Dura tre ore e ventotto minuti il capitolo della saga On the Job (il primo film era stato presentato alla Quinzaine di Cannes nel 2013) ma tutto sommato la fatica è minima. Perché Erik Matti, per la prima volta in Concorso a Venezia, ha la mano lesta e scaltra del narratore popolare e riesce a offrire una storia molto legata alla società filippina a un pubblico internazionale.

The Missing 8, sottotitolo del film, allude a otto impiegati di un giornale locale improvvisamente scomparsi. Un giornalista corrotto, detto “lo Zio” in virtù del successo del suo programma radiofonico, decide di indagare per cercare giustizia ma si mette contro quel governo cittadino, da tempo immemore guidato da un sindaco che ambisce a un upgrade politico, di cui è sempre stato fedele sostenitore. La sua indagine si intreccia alla vicenda di un sicario finito in prigione e fatto uscire per commettere degli omicidi.

Questa la vicenda per sommi capi, ispirata a fatti realmente accaduti, ma l’incalzante narrazione di On the Job – The Missing 8 è assai più rapsodica e complicata. Una corale criminale in cui nessuno è innocente ma solo alcuni sono disposti a fare i conti con i rimorsi della coscienza e quel che resta del vivere civilmente, abitata da politici imbullonati alla poltrona che somigliano a boss della malavita, giornalisti asserviti al potere per abitudine e convenienza, detenuti che non mettono in conto l’ipotesi della riabilitazione dietro le sbarre.

Erik Matti non si limita, non ha limiti.

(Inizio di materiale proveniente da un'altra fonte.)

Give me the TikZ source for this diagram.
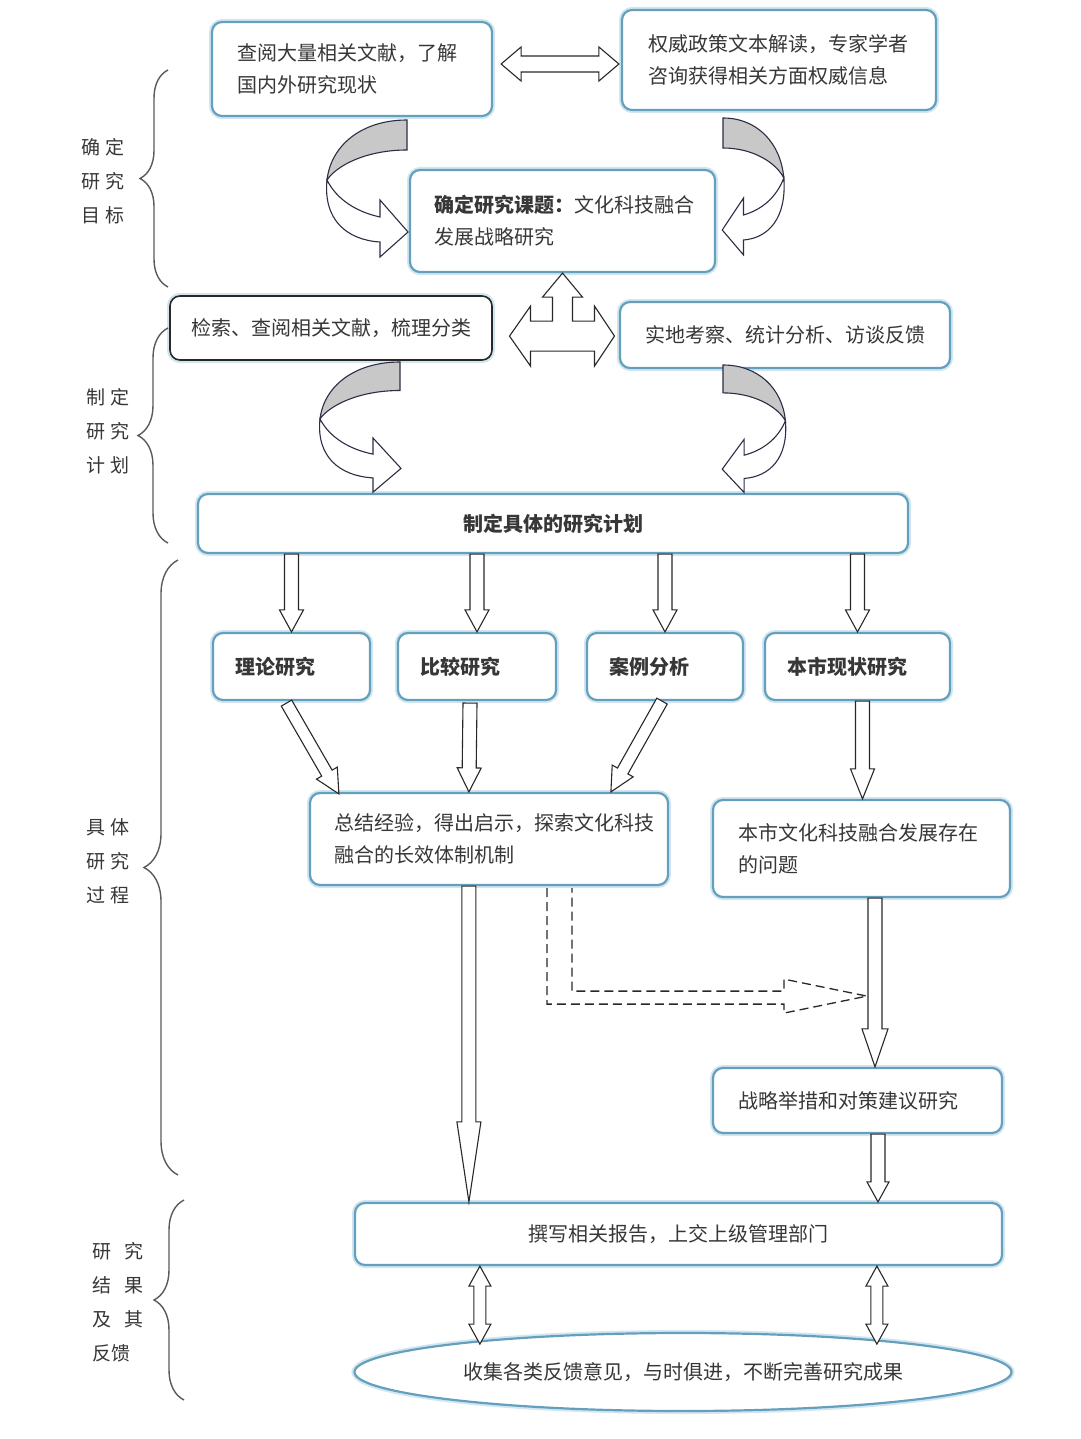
\documentclass[tikz,border=0pt]{standalone}
\usepackage{fontspec}
\newfontfamily\cjk{Noto Sans CJK SC}
\usetikzlibrary{calc,shapes.geometric,decorations.pathreplacing}
\definecolor{boxblue}{RGB}{100,160,190}
\definecolor{boxglow}{RGB}{210,230,240}
\definecolor{txt}{RGB}{55,55,55}
\definecolor{lineblk}{RGB}{40,40,40}
\definecolor{curveline}{RGB}{45,45,70}
\definecolor{shade}{RGB}{200,200,200}
\definecolor{bracegray}{RGB}{90,90,90}

% single block arrow: from, to, shaft half width, head half width, head length
\newcommand{\blockarrow}[5]{%
  \coordinate (ba-s) at (#1);
  \coordinate (ba-e) at (#2);
  \coordinate (ba-b) at ($(ba-e)!#5pt!(ba-s)$);
  \draw[blockline] ($(ba-s)!#3pt!90:(ba-e)$) -- ($(ba-b)!#3pt!90:(ba-e)$)
    -- ($(ba-b)!#4pt!90:(ba-e)$) -- (ba-e) -- ($(ba-b)!#4pt!-90:(ba-e)$)
    -- ($(ba-b)!#3pt!-90:(ba-e)$) -- ($(ba-s)!#3pt!-90:(ba-e)$) -- cycle;
}
% double block arrow
\newcommand{\dblarrow}[5]{%
  \coordinate (da-s) at (#1);
  \coordinate (da-e) at (#2);
  \coordinate (da-b1) at ($(da-s)!#5pt!(da-e)$);
  \coordinate (da-b2) at ($(da-e)!#5pt!(da-s)$);
  \draw[blockline] (da-s) -- ($(da-b1)!#4pt!90:(da-e)$) -- ($(da-b1)!#3pt!90:(da-e)$)
    -- ($(da-b2)!#3pt!90:(da-e)$) -- ($(da-b2)!#4pt!90:(da-e)$) -- (da-e)
    -- ($(da-b2)!#4pt!-90:(da-e)$) -- ($(da-b2)!#3pt!-90:(da-e)$)
    -- ($(da-b1)!#3pt!-90:(da-e)$) -- ($(da-b1)!#4pt!-90:(da-e)$) -- cycle;
}

\tikzset{
  blockline/.style={draw=lineblk, fill=white, line width=1.1pt, line join=miter},
  curvline/.style={draw=curveline, fill=white, line width=1.1pt, line join=miter},
  box/.style={draw=boxblue, line width=2.2pt, rounded corners=10pt, fill=white,
    preaction={draw=boxglow, line width=6pt}, text=txt, inner ysep=0pt,
    inner xsep=25pt},
  lbox/.style={box, align=left},
  cbox/.style={box, align=center},
  lbl/.style={text=txt, align=left, inner sep=0pt, font=\cjk\fontsize{19pt}{34pt}\selectfont},
  bracestyle/.style={draw=bracegray, line width=1.4pt, decorate},
  curvA/.pic={
    \draw[curvline, fill=shade] (0,0) .. controls (-45,0) and (-76,25) .. (-80,60)
      .. controls (-70,45) and (-40,30) .. (0,30) -- cycle;
    \draw[curvline] (-80,60) .. controls (-84,100) and (-60,120) .. (-27,122)
      -- (-27,137) -- (1,112) -- (-27,80) -- (-27,97)
      .. controls (-50,92) and (-70,80) .. (-80,60) -- cycle;
  },
}

\begin{document}
\begin{tikzpicture}[x=1pt, y=-1pt, font=\cjk\fontsize{20pt}{32pt}\selectfont]
\fill[white] (0,0) rectangle (1080,1439);
\useasboundingbox (0,0) rectangle (1080,1439);

% ---------- boxes ----------
\node[lbox, minimum width=280pt, minimum height=94pt, text width=230pt, inner xsep=25pt] (b1) at (352,69)
  {查阅大量相关文献，了解\\国内外研究现状};
\node[lbox, minimum width=314pt, minimum height=100pt, text width=262pt, inner xsep=26pt] (b2) at (779,60)
  {权威政策文本解读，专家学者\\咨询获得相关方面权威信息};
\node[lbox, minimum width=305pt, minimum height=102pt, text width=257pt, inner xsep=24pt] (b3) at (562.5,221)
  {{\bfseries 确定研究课题：}文化科技融合\\发展战略研究};
\node[cbox, draw=lineblk, line width=1.6pt, preaction={draw=none}, minimum width=322pt, minimum height=64pt, inner xsep=0pt] (b4) at (331,328)
  {检索、查阅相关文献，梳理分类};
\node[cbox, minimum width=330pt, minimum height=66pt, inner xsep=0pt] (b5) at (785,335)
  {实地考察、统计分析、访谈反馈};
\node[cbox, minimum width=710pt, minimum height=59pt, inner xsep=0pt] (b6) at (553,523.5)
  {\bfseries 制定具体的研究计划};

\node[lbox, minimum width=157pt, minimum height=67pt, text width=113pt, inner xsep=22pt] (b7) at (291.5,666.5)
  {\bfseries 理论研究\\[-4pt]};
\node[lbox, minimum width=158pt, minimum height=67pt, text width=114pt, inner xsep=22pt] (b8) at (477,666.5)
  {\bfseries 比较研究\\[-4pt]};
\node[lbox, minimum width=156pt, minimum height=67pt, text width=112pt, inner xsep=22pt] (b9) at (665,666.5)
  {\bfseries 案例分析\\[-4pt]};
\node[lbox, minimum width=185pt, minimum height=67pt, text width=141pt, inner xsep=22pt] (b10) at (857.5,666.5)
  {\bfseries 本市现状研究\\[-4pt]};

\node[lbox, minimum width=358pt, minimum height=92pt, text width=310pt, inner xsep=24pt] (b11) at (489,839)
  {总结经验，得出启示，探索文化科技\\融合的长效体制机制};
\node[lbox, minimum width=297pt, minimum height=97pt, text width=247pt, inner xsep=25pt] (b12) at (861.5,848.5)
  {本市文化科技融合发展存在\\的问题};
\node[lbox, minimum width=289pt, minimum height=65pt, text width=239pt, inner xsep=25pt] (b13) at (857.5,1100.5)
  {战略举措和对策建议研究};
\node[cbox, minimum width=647pt, minimum height=62pt, inner xsep=0pt] (b14) at (678.5,1234)
  {撰写相关报告，上交上级管理部门};
\node[ellipse, draw=boxblue, line width=2.2pt, fill=white, preaction={draw=boxglow, line width=6pt},
  text=txt, minimum width=657pt, minimum height=78pt, inner sep=0pt] (e15) at (683,1372)
  {收集各类反馈意见，与时俱进，不断完善研究成果};

% ---------- side labels and braces ----------
\node[lbl] (l1) at (103,181) {确\hspace{6pt}定\\研\hspace{6pt}究\\目\hspace{6pt}标};
\node[lbl] (l2) at (108,431) {制\hspace{6pt}定\\研\hspace{6pt}究\\计\hspace{6pt}划};
\node[lbl] (l3) at (108,861) {具\hspace{6pt}体\\研\hspace{6pt}究\\过\hspace{6pt}程};
\node[lbl] (l4) at (118,1302) {研\hspace{13pt}究\\结\hspace{13pt}果\\及\hspace{13pt}其\\反馈};

\draw[bracestyle, decoration={brace, amplitude=28pt}] (168,287) -- (168,70);
\draw[bracestyle, decoration={brace, amplitude=30pt}] (168,543) -- (168,328);
\draw[bracestyle, decoration={brace, amplitude=34pt}] (178,1175) -- (178,560);
\draw[bracestyle, decoration={brace, amplitude=30pt}] (184,1400) -- (184,1200);

% ---------- curved arrows ----------
\pic at (407,120) {curvA};
\pic[xscale=-0.76] at (723,118) {curvA};
\pic[yscale=0.95] at (400,362) {curvA};
\pic[xscale=-0.78, yscale=0.93] at (723,365) {curvA};

% ---------- straight block arrows ----------
\dblarrow{$(b1.east)+(8,-5)$}{$(b2.west)+(-2,4)$}{8}{17}{20}

% three-way arrow
\draw[blockline, shift={(b3.south)}] (0,0) -- (20,24) -- (10,24) -- (10,48) -- (32,48)
  -- (32,33) -- (52,63) -- (32,93) -- (32,78) -- (-32,78) -- (-32,93) -- (-53,63)
  -- (-32,33) -- (-32,48) -- (-10,48) -- (-10,24) -- (-20,24) -- cycle;

\blockarrow{b7.north |- b6.south}{b7.north}{7}{12}{22}
\blockarrow{b8.north |- b6.south}{b8.north}{7}{12}{22}
\blockarrow{b9.north |- b6.south}{b9.north}{7}{12}{22}
\blockarrow{b10.north |- b6.south}{b10.north}{7}{12}{22}

\blockarrow{$(b7.south)+(-5,2)$}{$(b11.north west)+(30,2)$}{6}{12}{24}
\blockarrow{$(b8.south)+(-7,2)$}{$(b11.north west)+(160,0)$}{7}{12}{24}
\blockarrow{$(b9.south)+(-3,0)$}{$(b11.north west)+(302,0)$}{6}{12}{24}

\coordinate (s10) at ($(b10.south)+(5,0)$);
\coordinate (s11) at ($(b11.south west)+(160,0)$);
\coordinate (s12) at ($(b12.south)+(13.5,0)$);
\coordinate (s13) at ($(b13.south)+(20.5,0)$);
\coordinate (s14a) at ($(b14.south west)+(126,0)$);
\coordinate (s14b) at ($(b14.south west)+(523,0)$);

\blockarrow{s10}{s10 |- b12.north}{7}{12}{30}
\blockarrow{s11}{s11 |- b14.north}{7}{12}{80}
\blockarrow{s12}{s12 |- b13.north}{7}{13}{38}
\blockarrow{s13}{s13 |- b14.north}{7}{11}{20}

\dblarrow{s14a}{$(s14a)+(0,78)$}{6}{11}{20}
\dblarrow{s14b}{$(s14b)+(0,78)$}{6}{11}{20}

% dashed bent arrow
\draw[draw=lineblk, line width=1.3pt, dash pattern=on 9pt off 5pt]
  ($(b11.south west)+(238,2)$) -- ++(0,116) -- ++(237,0) -- ++(0,9) -- ++(83,-17)
  -- ++(-83,-17) -- ++(0,12) -- ++(-212,0) -- ++(0,-103);
\end{tikzpicture}
\end{document}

Non gli interessa il racconto morale ma il senso del thrilling, orchestrando un’allegoria sulle contraddizioni e sui drammi irrisolti delle Filippine con un lessico capace di dialogare con il resto del mondo. Entrare nelle dinamiche non è facile ma Matti usa come merce di scambio il registro grottesco, l’esagerazione, il kitsch premeditato.

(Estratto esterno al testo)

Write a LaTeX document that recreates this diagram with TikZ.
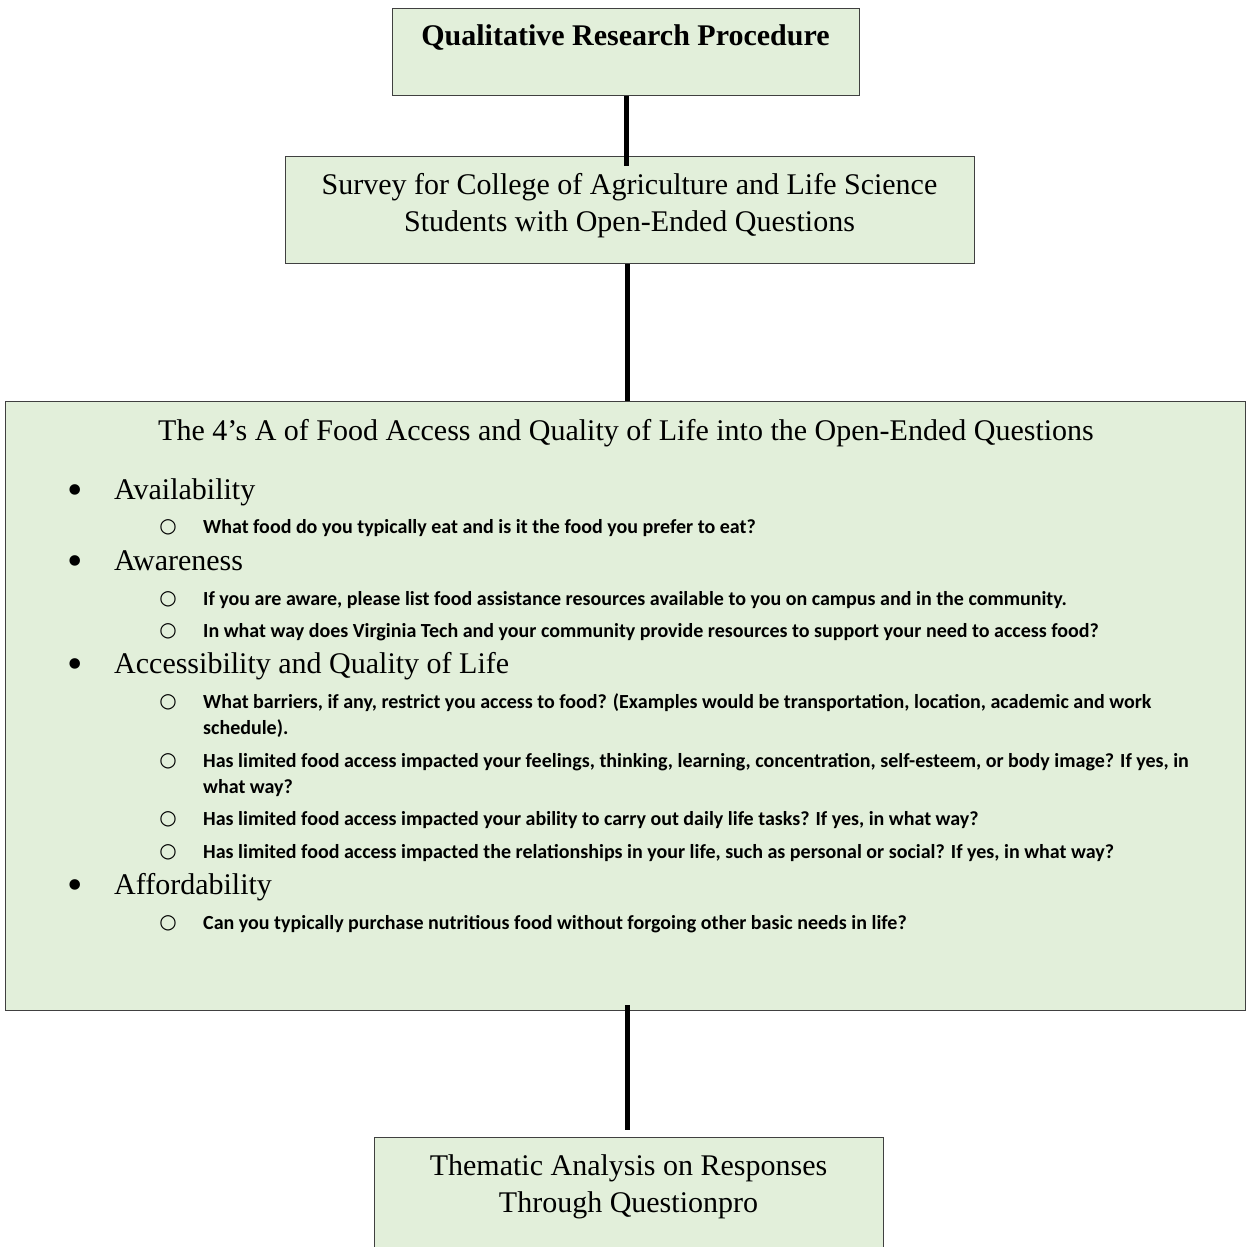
\documentclass[tikz,border=0pt]{standalone}
\usepackage{fontspec}
\setmainfont{Liberation Serif}
\newfontfamily\qfont{Carlito}
\newfontfamily\symfont{DejaVu Sans}
\definecolor{boxfill}{HTML}{E2EFDA}
\definecolor{boxline}{HTML}{404040}
\begin{document}
\begin{tikzpicture}[x=1pt,y=-1pt,
  box/.style={draw=boxline, fill=boxfill, line width=1.3pt, rectangle, inner sep=0pt, anchor=north west},
  conn/.style={line width=5pt, black},
  serif/.style={font=\fontsize{30}{37}\selectfont, inner sep=0pt},
  ctext/.style={serif, anchor=base},
  head/.style={serif, anchor=base west},
  qtext/.style={font=\qfont\bfseries\fontsize{20}{26}\selectfont, inner sep=0pt, anchor=base west},
  bul/.style={font=\fontsize{44}{48}\selectfont, inner sep=0pt, anchor=base},
  sbul/.style={font=\symfont\fontsize{20}{24}\selectfont, inner sep=0pt, anchor=base, yshift=1pt}
]
\useasboundingbox (0,0) rectangle (1246,1247);
\clip (0,0) rectangle (1246,1247);

% boxes
\node[box, minimum width=467pt, minimum height=87pt] (b1) at (392,8) {};
\node[box, minimum width=689pt, minimum height=107pt] (b2) at (285,156) {};
\node[box, minimum width=1240pt, minimum height=609pt] (b3) at (5,401) {};
\node[box, minimum width=509pt, minimum height=140pt] (b4) at (374,1137) {};

% connectors
\draw[conn, shorten >=-10pt] (b1.south) -- (b1.south |- b2.north);
\draw[conn] ([xshift=-2.5pt]b2.south) -- ([xshift=-2.5pt]b2.south |- b3.north);
\draw[conn, shorten <=-6pt, shorten >=7pt] ([xshift=1.5pt]b3.south) -- ([xshift=1.5pt]b3.south |- b4.north);

% box texts
\node[ctext, font=\bfseries\fontsize{30}{37}\selectfont] (t1) at (625.5,46) {Qualitative Research Procedure};
\node[ctext] (t2a) at (629.5,194) {Survey for College of Agriculture and Life Science};
\node[ctext] (t2b) at (629.5,231) {Students with Open-Ended Questions};
\node[ctext] (t3) at (626,440) {The 4’s A of Food Access and Quality of Life into the Open-Ended Questions};
\node[ctext] (t4a) at (628.5,1175) {Thematic Analysis on Responses};
\node[ctext] (t4b) at (628.5,1212) {Through Questionpro};

% list
\node[bul] (p1) at (75,504) {•};
\node[head] (h1) at (114,499) {Availability};
\node[sbul] (s1) at (168,533) {○};
\node[qtext] (q1) at (203,533) {What food do you typically eat and is it the food you prefer to eat?};

\node[bul] (p2) at (75,575) {•};
\node[head] (h2) at (114,570) {Awareness};
\node[sbul] (s2) at (168,605) {○};
\node[qtext] (q2) at (203,605) {If you are aware, please list food assistance resources available to you on campus and in the community.};
\node[sbul] (s3) at (168,637) {○};
\node[qtext] (q3) at (203,637) {In what way does Virginia Tech and your community provide resources to support your need to access food?};

\node[bul] (p3) at (75,678) {•};
\node[head] (h3) at (114,673) {Accessibility and Quality of Life};
\node[sbul] (s4) at (168,708) {○};
\node[qtext] (q4a) at (203,708) {What barriers, if any, restrict you access to food? (Examples would be transportation, location, academic and work};
\node[qtext] (q4b) at (203,734) {schedule).};
\node[sbul] (s5) at (168,767) {○};
\node[qtext] (q5a) at (203,767) {Has limited food access impacted your feelings, thinking, learning, concentration, self-esteem, or body image? If yes, in};
\node[qtext] (q5b) at (203,793) {what way?};
\node[sbul] (s6) at (168,825) {○};
\node[qtext] (q6) at (203,825) {Has limited food access impacted your ability to carry out daily life tasks? If yes, in what way?};
\node[sbul] (s7) at (168,858) {○};
\node[qtext] (q7) at (203,858) {Has limited food access impacted the relationships in your life, such as personal or social? If yes, in what way?};

\node[bul] (p4) at (75,899) {•};
\node[head] (h4) at (114,894) {Affordability};
\node[sbul] (s8) at (168,929) {○};
\node[qtext] (q8) at (203,929) {Can you typically purchase nutritious food without forgoing other basic needs in life?};
\end{tikzpicture}
\end{document}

Se le immagini promettono l’adesione al pulp ma si mantengono perfino più sovrabbondanti che sgradevoli (sparatorie e risse sono rutilanti ma, in fin dei conti, meno di quanto ci si potrebbe aspettare, nonostante il machete), la colonna sonora si connette al sentimento pop(olare) mettendo insieme canzoni americane e repertorio locale fino a un’assurda e irresistibile versione di Bella, ciao in filippino.

Senza evitare derive un po’ rozze e un metraggio fin troppo dilatato (potrebbe diventare una serie: tra i produttori c’è anche HBO), Matti contamina dramma civile e sprazzi di comicità, coreografie action e detection paranoica, e tesse un elogio al giornalismo d’inchiesta contro le soverchierie del potere e alla possibilità di redenzione di fronte all’evidenza del sopruso.